Saturday, October 24, 2015

Pic(k) of the Week: Sisson's Grundys

Sisson's Grundys (02)
Grundy tank is a term adopted by the North American craft brewing industry for UK-built pub cellar tanks. These inexpensive, mass-produced tanks were fabricated in the 1950s and 1960s, and have been utilized at almost every stage of the brewing process. The 8.5 [U.S.] barrel (10.1 hectoliters) tanks were originally produced for directly dispensing carbonated beer from pub cellars but have been utilized for fermentation, conditioning, and bright beer storage.
The Oxford Companion to Beer: Oxford University Press, 2012.
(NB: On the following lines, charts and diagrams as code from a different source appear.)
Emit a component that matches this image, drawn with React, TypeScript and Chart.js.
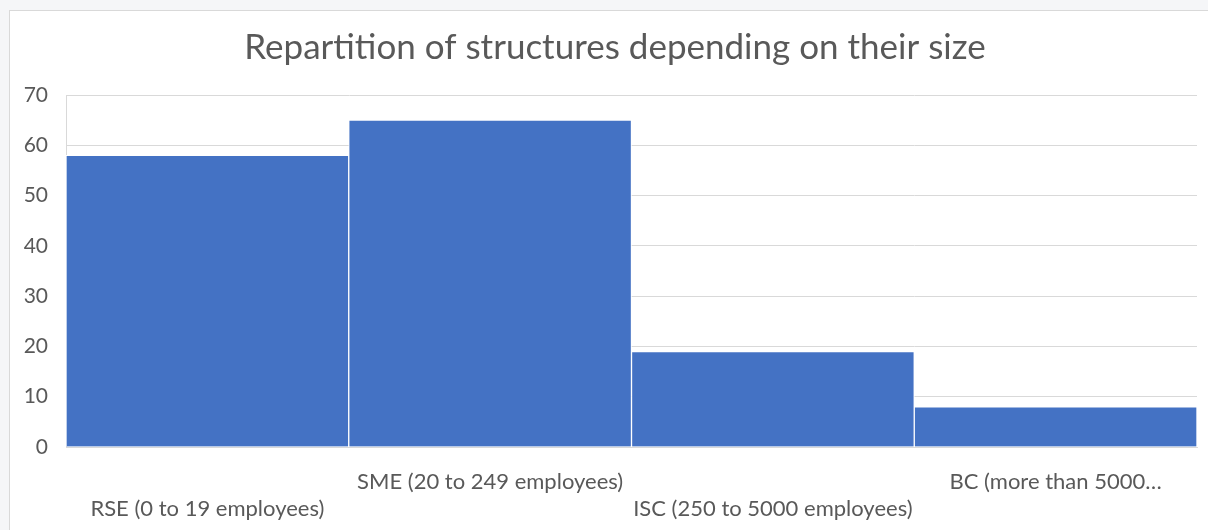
import React, { useEffect, useRef } from "react";
import { Chart, registerables } from "chart.js";

Chart.register(...registerables);

const chartTitle = "Repartition of structures depending on their size";
const categories = [
  "RSE (0 to 19 employees)",
  "SME (20 to 249 employees)",
  "ISC (250 to 5000 employees)",
  "BC (more than 5000\u2026",
];
const counts = [58, 65, 19, 8];
const yMin = 0;
const yMax = 70;
const yStep = 10;

const TEXT = "#595959";
const GRID = "#d9d9d9";
const BAR = "#4472C4";
const FONT = "Lato, 'Open Sans', sans-serif";

export default function App() {
  const ref = useRef<HTMLCanvasElement | null>(null);

  useEffect(() => {
    if (!ref.current) return;
    const chart = new Chart(ref.current, {
      type: "bar",
      data: {
        labels: categories,
        datasets: [
          {
            data: counts,
            yAxisID: "y",
            backgroundColor: BAR,
            borderColor: "#ffffff",
            borderWidth: 1,
            barPercentage: 1,
            categoryPercentage: 1,
          },
        ],
      },
      options: {
        responsive: false,
        animation: false,
        layout: { padding: { left: 0, right: 0, top: 0, bottom: 0 } },
        plugins: {
          legend: { display: false },
          tooltip: { enabled: false },
          title: {
            display: true,
            text: chartTitle,
            color: TEXT,
            font: { family: FONT, size: 35, weight: "normal", lineHeight: 1.2 },
            padding: { top: 16, bottom: 26 },
          },
        },
        scales: {
          x: {
            grid: { display: false, drawTicks: false },
            border: { display: true, color: GRID },
            ticks: {
              autoSkip: false,
              maxRotation: 0,
              minRotation: 0,
              padding: 21,
              color: TEXT,
              font: { family: FONT, size: 22, lineHeight: 1.25 },
              callback: (_v: any, i: number) =>
                i % 2 === 0 ? ["", categories[i]] : [categories[i]],
            },
            afterFit: (s: any) => {
              s.height = 83;
            },
          },
          y: {
            position: "left",
            min: yMin,
            max: yMax,
            grid: { color: GRID, drawTicks: false },
            border: { display: true, color: GRID },
            ticks: {
              stepSize: yStep,
              padding: 18,
              color: TEXT,
              font: { family: FONT, size: 21 },
            },
            afterFit: (s: any) => {
              s.width = 56;
            },
          },
          yRight: {
            type: "linear",
            position: "right",
            min: yMin,
            max: yMax,
            grid: { display: false, drawTicks: false },
            border: { display: false },
            ticks: { display: false },
            afterFit: (s: any) => {
              s.width = 23;
            },
          },
        },
      },
    });
    return () => chart.destroy();
  }, []);

  return (
    <div
      style={{
        position: "absolute",
        left: 0,
        top: 0,
        width: 1208,
        height: 530,
        overflow: "hidden",
        background: "#f5f6f8",
      }}
    >
      <div
        style={{
          position: "absolute",
          left: 9,
          top: 10,
          width: 1215,
          height: 530,
          border: `1px solid ${GRID}`,
          background: "#ffffff",
        }}
      >
        <canvas ref={ref} width={1210} height={519} style={{ display: "block" }} />
      </div>
    </div>
  );
}
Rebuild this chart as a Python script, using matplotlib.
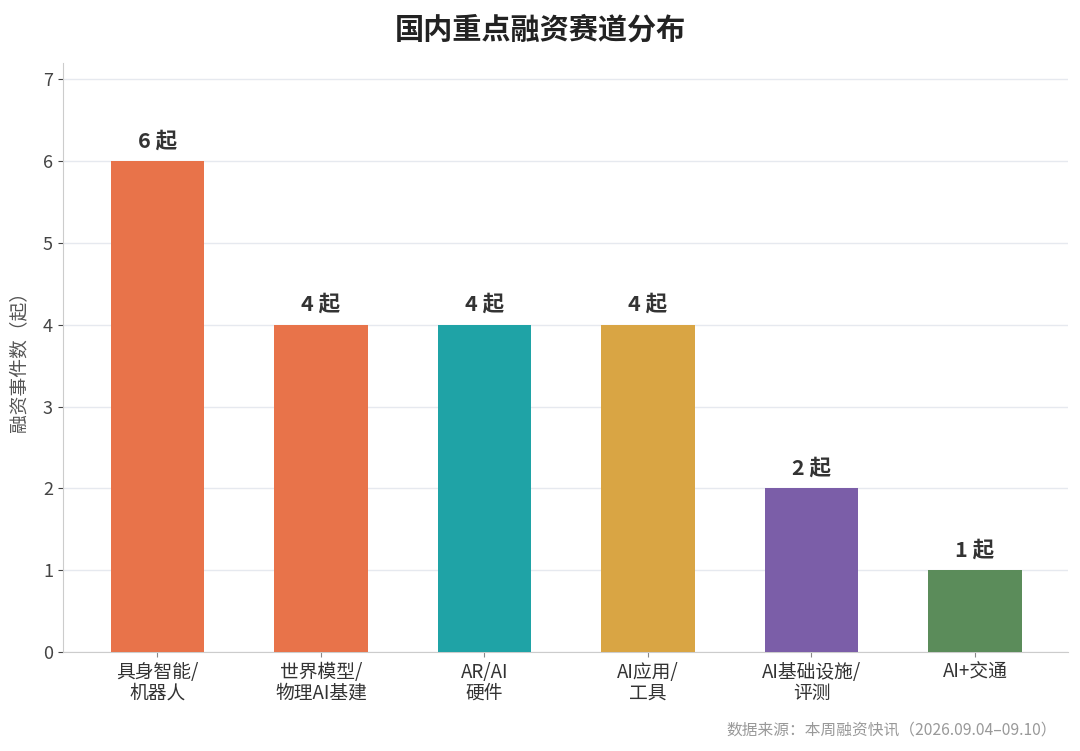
import matplotlib
matplotlib.use("Agg")
import matplotlib.pyplot as plt

plt.rcParams['font.family'] = ['Noto Sans CJK SC', 'DejaVu Sans']

# data
categories = ["具身智能/\n机器人", "世界模型/\n物理AI基建", "AR/AI\n硬件", "AI应用/\n工具", "AI基础设施/\n评测", "AI+交通"]
counts = [6, 4, 4, 4, 2, 1]
colors = ["#E8734A", "#E8734A", "#1FA3A6", "#D9A544", "#7B5EA8", "#5B8C5A"]

fig, ax = plt.subplots(figsize=(10.8, 7.51), dpi=100)
fig.subplots_adjust(left=0.058, right=0.989, top=0.916, bottom=0.132)

x = range(len(categories))
bars = ax.bar(x, counts, width=0.57, color=colors, zorder=3)

for b, v in zip(bars, counts):
    ax.text(b.get_x() + b.get_width() / 2, v + 0.12, f"{v} 起",
            ha='center', va='bottom', fontsize=15.5, fontweight='bold', color='#333333')

ax.set_xticks(list(x))
ax.set_xticklabels(categories, fontsize=13.5, color='#333333', linespacing=1.0)
ax.set_ylim(0, 7.2)
ax.set_xlim(-0.58, 5.57)
ax.set_yticks(range(0, 8))
ax.tick_params(axis='y', labelsize=13, colors='#444444')
ax.tick_params(axis='x', colors='#888888', labelcolor='#333333')
ax.set_ylabel("融资事件数（起）", fontsize=13.5, color='#555555', labelpad=10)

ax.grid(axis='y', color='#E6E9EF', linewidth=1, zorder=0)
for s in ['top', 'right']:
    ax.spines[s].set_visible(False)
for s in ['left', 'bottom']:
    ax.spines[s].set_color('#CCCCCC')

fig.suptitle("国内重点融资赛道分布", fontsize=21, fontweight='bold', color='#222222', y=0.98)
fig.text(0.979, 0.016, "数据来源：本周融资快讯（2026.09.04–09.10）",
         ha='right', va='bottom', fontsize=11.3, color='#999999')

fig.savefig("out.png", dpi=100)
Pictured above are 'Grundy' tanks which were used as beer serving tanks at Sisson's Brewpub, in the Federal Hill neighborhood of Baltimore, Maryland. The photo was taken in December 2000, when the brewpub was undergoing renovations.

Sisson's had been the long-time pub of the Sisson family of Baltimore, when in 1989, son Hugh Sisson —after successfully lobbying the Maryland legislature to allow brewpubs to operate in the state— installed brewing equipment, and the pub became Maryland's first-ever brewpub (and, in fact, the first brewpub in the entire Virginia, Maryland, Washington, D.C. area). In 1995, he would sell his share of the brewpub, and open Clipper City Brewing, now known as Heavy Seas Beer, just outside the city and still in operation today. But Sisson's? The other family members sold it in 2000; brewing operations ceased in 2002.

Another view:

Sisson's Grundys

From this brewer's perspective, Grundy tanks were a pain in the arse. Leaky; never quite holding pressure; difficult to repair or find spare parts. But we still loved them. They were part of our American 'craft' beer beginnings.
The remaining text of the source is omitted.